First off, you don't get 11 years for having a small amount of pot for personal use.
Second, no pot user lives next door to a known pot dealer and isn't involved with that dealer in some way. Common sense tells you that the neighbor of the dealer, was also a dealer. See point one.
This smells like a piss poor case to take all the way to the USSC, just to get every shred of evidence thrown out.
Final point, it costs big bucks to ever take a case to the USSC, how does a non-dealer, living in low rent housing, come up with that kind of cash?

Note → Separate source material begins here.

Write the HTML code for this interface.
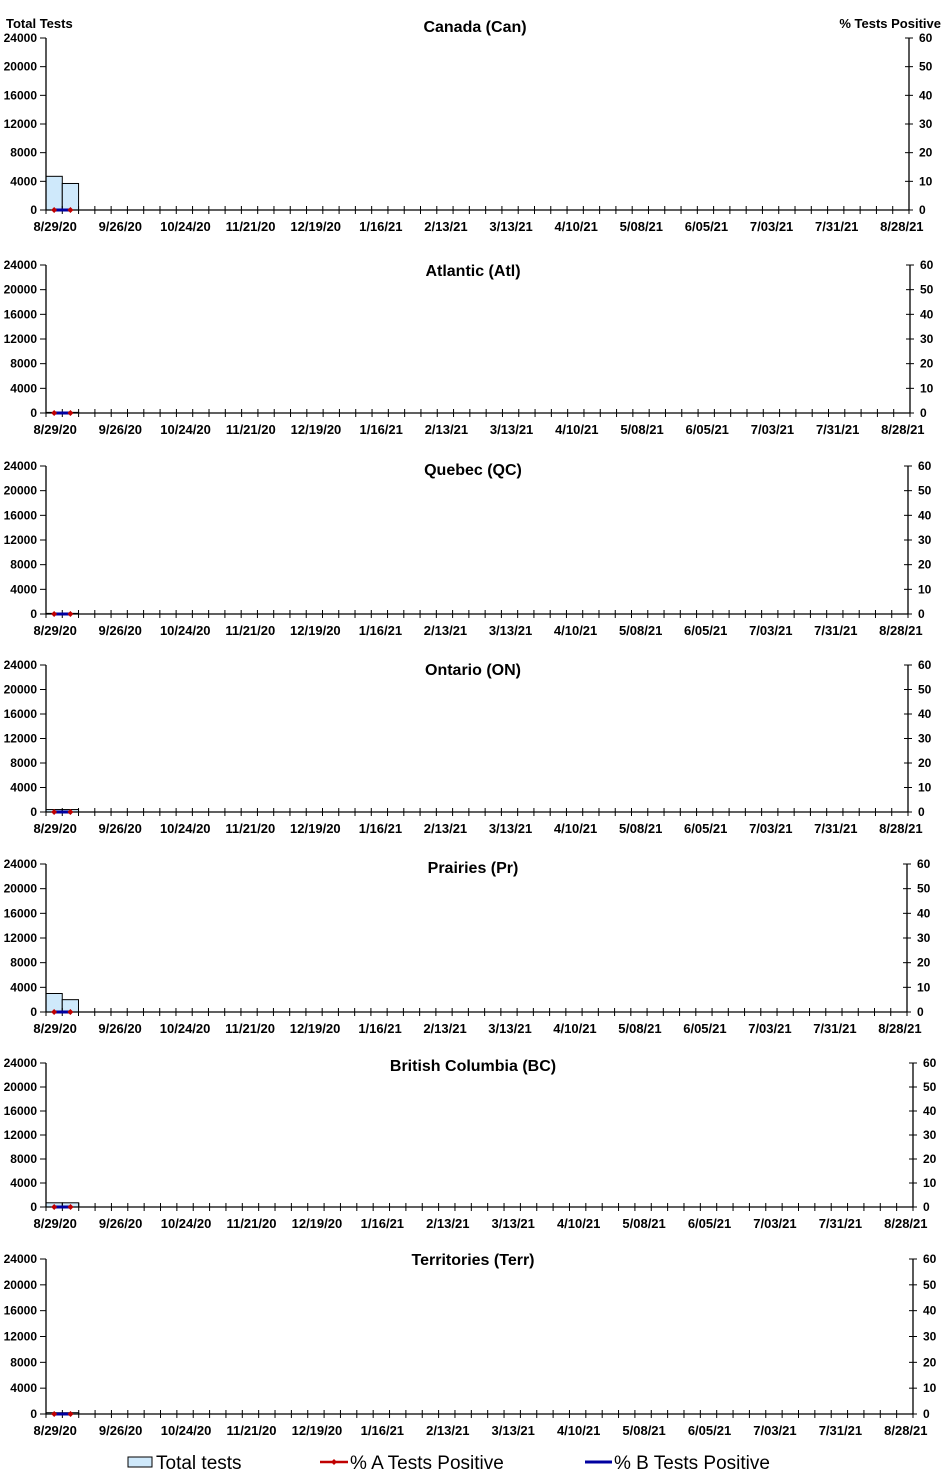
<!DOCTYPE html>
<html><head><meta charset="utf-8"><style>
body{margin:0;background:#fff;}
svg{display:block;font-family:"Liberation Sans",Arial,sans-serif;font-weight:bold;}
</style></head><body>
<svg id="s" width="947" height="1476" xmlns="http://www.w3.org/2000/svg">
<text x="6" y="28" font-size="13">Total Tests</text>
<text x="941" y="28" font-size="13" text-anchor="end">% Tests Positive</text>
<text x="475" y="32" font-size="16" text-anchor="middle">Canada (Can)</text>
<text x="473" y="276" font-size="16" text-anchor="middle">Atlantic (Atl)</text>
<text x="473" y="475" font-size="16" text-anchor="middle">Quebec (QC)</text>
<text x="473" y="675" font-size="16" text-anchor="middle">Ontario (ON)</text>
<text x="473" y="873" font-size="16" text-anchor="middle">Prairies (Pr)</text>
<text x="473" y="1071" font-size="16" text-anchor="middle">British Columbia (BC)</text>
<text x="473" y="1265" font-size="16" text-anchor="middle">Territories (Terr)</text>
<g font-weight="normal" font-size="19">
<rect x="128" y="1457" width="24" height="10" fill="#cfe9fb" stroke="#000" stroke-width="1"/>
<text x="156" y="1469">Total tests</text>
<line x1="320" y1="1462" x2="348" y2="1462" stroke="#c00000" stroke-width="2.5"/>
<path d="M334 1459 L337 1462 L334 1465 L331 1462Z" fill="#c00000"/>
<text x="350" y="1469">% A Tests Positive</text>
<line x1="585" y1="1462" x2="612" y2="1462" stroke="#0000a0" stroke-width="3"/>
<text x="614" y="1469">% B Tests Positive</text>
</g>
</svg>
<script>
var s=document.getElementById('s'),NS='http://www.w3.org/2000/svg';
function el(t,a,txt){var e=document.createElementNS(NS,t);for(var k in a)e.setAttribute(k,a[k]);if(txt!=null)e.textContent=txt;s.appendChild(e);return e;}
var charts=[
[38,210,909,4700,3700,226],
[265,413,910,100,100,429],
[466,614,908,100,100,630],
[665,812,908,400,400,828],
[864,1012,907,3000,2000,1028],
[1063,1207,913,700,700,1223],
[1259,1414,913,200,200,1430]];
var dates=['8/29/20','9/26/20','10/24/20','11/21/20','12/19/20','1/16/21','2/13/21','3/13/21','4/10/21','5/08/21','6/05/21','7/03/21','7/31/21','8/28/21'];
charts.forEach(function(c){
 var T=c[0],B=c[1],R=c[2],L=46,w=(R-L)/53,h=B-T;
 [c[3],c[4]].forEach(function(v,i){var bh=v/24000*h;el('rect',{x:L+i*w,y:B-bh,width:w,height:bh,fill:'#cfe9fb',stroke:'#000','stroke-width':1});});
 el('line',{x1:L,y1:T,x2:L,y2:B,stroke:'#000','stroke-width':1.3});
 el('line',{x1:R,y1:T,x2:R,y2:B,stroke:'#000','stroke-width':1.3});
 el('line',{x1:L,y1:B,x2:R,y2:B,stroke:'#000','stroke-width':1.3});
 for(var i=0;i<=6;i++){var y=B-i*h/6;
  el('line',{x1:L-6,y1:y,x2:L,y2:y,stroke:'#000'});
  el('line',{x1:R-4,y1:y,x2:R+4,y2:y,stroke:'#000'});
  el('text',{x:37,y:y+4,'font-size':12,'text-anchor':'end'},String(i*4000));
  el('text',{x:R+10,y:y+4,'font-size':12},String(i*10));}
 for(var k=0;k<=53;k++){var x=L+k*w;el('line',{x1:x,y1:B-4,x2:x,y2:B+4,stroke:'#000'});}
 dates.forEach(function(d,j){el('text',{x:L+w/2+j*4*w+1,y:c[5]+5,'font-size':13,'text-anchor':'middle'},d);});
 var x1=L+w/2,x2=L+1.5*w;
 el('line',{x1:x1,y1:B,x2:x2,y2:B,stroke:'#0000a0','stroke-width':3});
 [x1,x2].forEach(function(x){el('path',{d:'M'+x+' '+(B-3)+' L'+(x+3)+' '+B+' L'+x+' '+(B+3)+' L'+(x-3)+' '+B+'Z',fill:'#c00000'});});
});
</script>
</body></html>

See point one.
“Final point, it costs big bucks to ever take a case to the USSC, how does a non-dealer, living in low rent housing, come up with that kind of cash?”
I think you’ve got it backwards.
If I read this correctly,he appealed and the Kentucky Supreme Court ruled the entry was unlawful.
I think the State is taking it to SCOTUS.
“When the case reached the Kentucky Supreme Court, however, that court ruled that there was no exigent circumstance and, even if there was, the police couldnt use that as an excuse because their actions created the circumstance” in the first place. Said the court, “
That's a fantastic leap in logic, there. I hope you aren't a lawyer.
>>Second, no pot user lives next door to a known pot dealer and isn’t involved with that dealer in some way. Common sense tells you that the neighbor of the dealer, was also a dealer.
That is one of the more absurd things I’ve seen a FReeper write lately. Have you ever lived in a large apartment complex? It is very easy to have very, very little contact with your neighbors.